The ICF Brazil Chapter partnered with three non-profit organizations to have coaching conversations with individuals who received help from them. Their nonprofit organizations had, in previous years, received pro bono coaching for their leaders. All of the coaching conversations took place during International Coaching Week 2021 with the objective to provide the coaching experience for a public for whom coaching is not regularly available. For ICF Members it was an opportunity to work with clients from a different backgrounds and demographics, and develop themselves as coaches working with diverse groups.

The nonprofits were:

  •  Camp Oeste – Centro de Assistência e Motivação de Pessoas – assists low-income young people in basic education and expands the possibilities for insertion into the labor market through offering courses that enables them to begin work as youth apprentices. https://campoeste.org.br. https://campoeste.org.br
  •  CIEDS – Centro Integrado de Estudos e Programas de Desenvolvimento Sustentável – promotes social solutions that generate more income, more health, better education, greater confidence in the future and, above all, prosperity. https://www.cies.org.br
  •  Recode – technology too transform lives and the world – expand opportunities for people in situations of social vulnerability through qualified and conscientious use of technology. https://recode.org.br
  •  Gastromotiva – Promotes the inclusion through social gastronomy with free training for assistants and chefs and help for inclusion in the market. https://gastromotiva.org

The nonprofit organizations chose how to promote the initiative for their community, either selecting current students or opening the possibility to ones who were interested. ICF Brazil prepared and shared text, videos and had live conversations to explain what coaching is, what the initiative is, and give examples of topics that could be brought to the coaching conversation.

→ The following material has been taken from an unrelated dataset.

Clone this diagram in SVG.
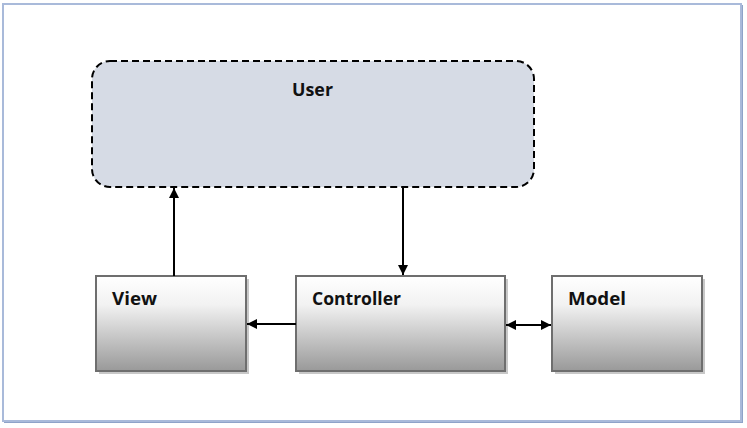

The clients filled out a form sharing the challenge they were facing and would like to have coaching. A conversation was held and recorded to support the coaches to work with low-income, socially vulnerable clients.

As a result of these efforts, 170 coaches volunteered to take part in the initiative providing 131 hours of coaching; 97% would like to do it again. All 41 clients who completed the evaluation form, would recommend coaching to others and would have more coaching conversations. Of those clients, 93.2% agreed that the coaching helped them with their topic.